# [SOLVED] Windows Photo Gallery opens all my programs.



## jhab1035 (Dec 27, 2009)

My computer has a problem with windows photo gallery opening up not matter what program I select. It opens up for i-tunes, Microsoft Word, notepad, calculator etc. If there i have been looking for a setting that allows this and have not found anything. Need Help Thanks


----------



## jhab1035 (Dec 27, 2009)

*Re: Windows Photo Gallery opens all my programs.*

If anyone has a reply toi this I would like to know soon. Thanks


----------



## kenny111111 (Mar 24, 2009)

*Re: Windows Photo Gallery opens all my programs.*

hello

see if this helps you out. http://articles.techrepublic.com.com/5100-10878_11-6172036.html

good luck


----------



## jhab1035 (Dec 27, 2009)

*Re: Windows Photo Gallery opens all my programs.*

I read through the article and tried several things with settings the defaults. Then I re-startered the computer. It does not seem to matter what I set the defaults on the problem is still there. Thanks for the link to the acticle. I will keep trying, if anyone has a suggestion Please send it.


----------



## kenny111111 (Mar 24, 2009)

*Re: Windows Photo Gallery opens all my programs.*

try right clicking on a file that you want to open, and choose "open with" it should give you choices to open it with.

If what you want to open it with isn't in the list choose "choose a default program" there you should be able to choose what you want.

there should be a box to check. always open this type of file with this program.(or something like that)

good luck


----------



## jenae (Jun 17, 2008)

*Re: Windows Photo Gallery opens all my programs.*

Hi, attached is a reg file to resolve your issue, click the exe.zip file use WinZip to open the file.
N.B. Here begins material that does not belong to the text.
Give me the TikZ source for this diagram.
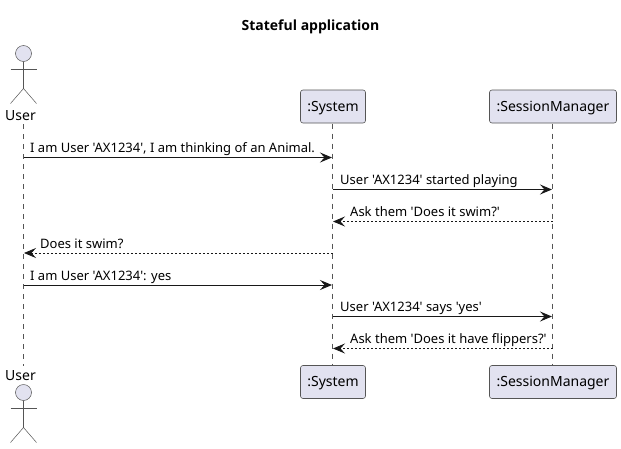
\documentclass[tikz,border=0pt]{standalone}
\usepackage{fontspec}
\setmainfont{Noto Sans}[Ligatures=TeXOff]
\newfontfamily\titlefont{Open Sans}[Ligatures=TeXOff]
\usetikzlibrary{arrows.meta}
\definecolor{partfill}{HTML}{E2E2F0}
\definecolor{partline}{HTML}{181818}
\definecolor{thinline}{HTML}{555555}
\tikzset{
  x=1pt,y=-1pt,
  part/.style={draw=thinline,line width=0.6pt,fill=partfill,rounded corners=2.5pt,minimum width=#1,minimum height=33pt,inner sep=0pt,font=\fontsize{14}{16}\selectfont},
  lifeline/.style={draw=thinline,line width=0.5pt,dash pattern=on 5pt off 5pt},
  msg/.style={draw=partline,line width=1pt,-{Stealth[length=12pt,width=10pt,inset=4.5pt]},shorten >=0.5pt},
  reply/.style={msg,line width=0.8pt,dash pattern=on 2pt off 2pt},
  msgtext/.style={anchor=base west,inner sep=0pt,font=\fontsize{13}{15}\selectfont,text=black},
  actorline/.style={draw=thinline,line width=0.5pt},
  actorhead/.style={circle,draw=thinline,line width=0.5pt,fill=partfill,minimum size=16pt,inner sep=0pt},
  actorname/.style={inner sep=0pt,font=\fontsize{14}{16}\selectfont,text=black,anchor=base}
}
\newcommand{\parttext}[1]{\raisebox{-1.5pt}[\height][\depth]{#1}}
\begin{document}
\begin{tikzpicture}
\useasboundingbox (0,0) rectangle (621,448);
\node[anchor=base,inner sep=0pt,font=\titlefont\bfseries\fontsize{14}{16}\selectfont] (title) at (310.5,30) {Stateful application};
% lifeline ends
\coordinate (uT) at (23.5,124); \coordinate (uB) at (23.5,366);
\coordinate (m1u) at (23.5,157.5); \coordinate (m4u) at (23.5,253); \coordinate (m5u) at (23.5,285);
\coordinate (m1s) at (332.5,157.5); \coordinate (m2s) at (332.5,189.5); \coordinate (m3s) at (332.5,221.5);
\coordinate (m4s) at (332.5,253); \coordinate (m5s) at (332.5,285); \coordinate (m6s) at (332.5,316.5); \coordinate (m7s) at (332.5,348.5);
\coordinate (m2m) at (552.5,189.5); \coordinate (m3m) at (552.5,221.5); \coordinate (m6m) at (552.5,316.5); \coordinate (m7m) at (552.5,348.5);
\path[lifeline] (uT) -- (uB);
% participants
\node[part=65pt] (sysT) at (333,106.5) {\parttext{:System}};
\node[part=127pt] (mgrT) at (553,106.5) {\parttext{:SessionManager}};
\node[part=65pt] (sysB) at (333,382) {\parttext{:System}};
\node[part=127pt] (mgrB) at (553,382) {\parttext{:SessionManager}};
\path[lifeline] (332.5,123.5) -- (332.5,365.5);
\path[lifeline] (552.5,123.5) -- (552.5,365.5);
% top actor
\node[actorhead] (headT) at (23.5,53.5) {};
\coordinate (neckT) at (23.5,61.5); \coordinate (hipT) at (23.5,88.5);
\draw[actorline] (neckT) -- (hipT);
\draw[actorline] (10.5,69.5) -- (36.5,69.5);
\draw[actorline] (10.5,103.5) -- (hipT) -- (36.5,103.5);
\node[actorname] (userT) at (20.5,120) {User};
% bottom actor
\node[actorname] (userB) at (20.5,380) {User};
\node[actorhead] (headB) at (23.5,392.5) {};
\coordinate (neckB) at (23.5,400.5); \coordinate (hipB) at (23.5,427.5);
\draw[actorline] (neckB) -- (hipB);
\draw[actorline] (10.5,408.5) -- (36.5,408.5);
\draw[actorline] (10.5,442.5) -- (hipB) -- (36.5,442.5);
% messages
\draw[msg] (m1u) -- (m1s);
\node[msgtext] (t1) at (30,152) {I am User 'AX1234', I am thinking of an Animal.};
\draw[msg] (m2s) -- (m2m);
\node[msgtext] (t2) at (340,184) {User 'AX1234' started playing};
\draw[reply] (m3m) -- (m3s);
\node[msgtext] (t3) at (350,216) {Ask them 'Does it swim?'};
\draw[reply] (m4s) -- (m4u);
\node[msgtext] (t4) at (40,248) {Does it swim?};
\draw[msg] (m5u) -- (m5s);
\node[msgtext] (t5) at (30,280) {I am User 'AX1234': yes};
\draw[msg] (m6s) -- (m6m);
\node[msgtext] (t6) at (340,311) {User 'AX1234' says 'yes'};
\draw[reply] (m7m) -- (m7s);
\node[msgtext] (t7) at (350,343) {Ask them 'Does it have flippers?'};
\end{tikzpicture}
\end{document}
Double click the EXE.reg file to merge into registry. Reboot to take effect. Happy New Year :normal:


View attachment 62639


----------



## jhab1035 (Dec 27, 2009)

*Re: Windows Photo Gallery opens all my programs.*

Thank You. Thank You. Thank You. the EXE.Zip worked great. 

Thanks to all that replied. Have a happy new year.


----------



## geraldlee11 (May 31, 2008)

*Re: Windows Photo Gallery opens all my programs.*

omg the zip file worked. thanks so much after 2 hrs of looking on the net got it fixed thank you jenae


----------



## dpee (Mar 8, 2010)

I get an error saying Cannot import, error accessing the registry?

Any Ideas fellers?


----------



## spooky16 (Mar 15, 2010)

You guys are life saversray:


----------



## leya2304 (Apr 3, 2010)

Life SAAAAVEEERR!!love you!!


----------



## patotas (Apr 5, 2010)

Thank you
Thank you
Thank you
Thank you
Thank you!!!!!



edit.

by the way, it worked on XP Pro sp3ray:


----------



## Helvete (Apr 7, 2010)

OMG!!! Thank you jenae! ive been looking for a solution for hours until I found this..

Thank you!!


----------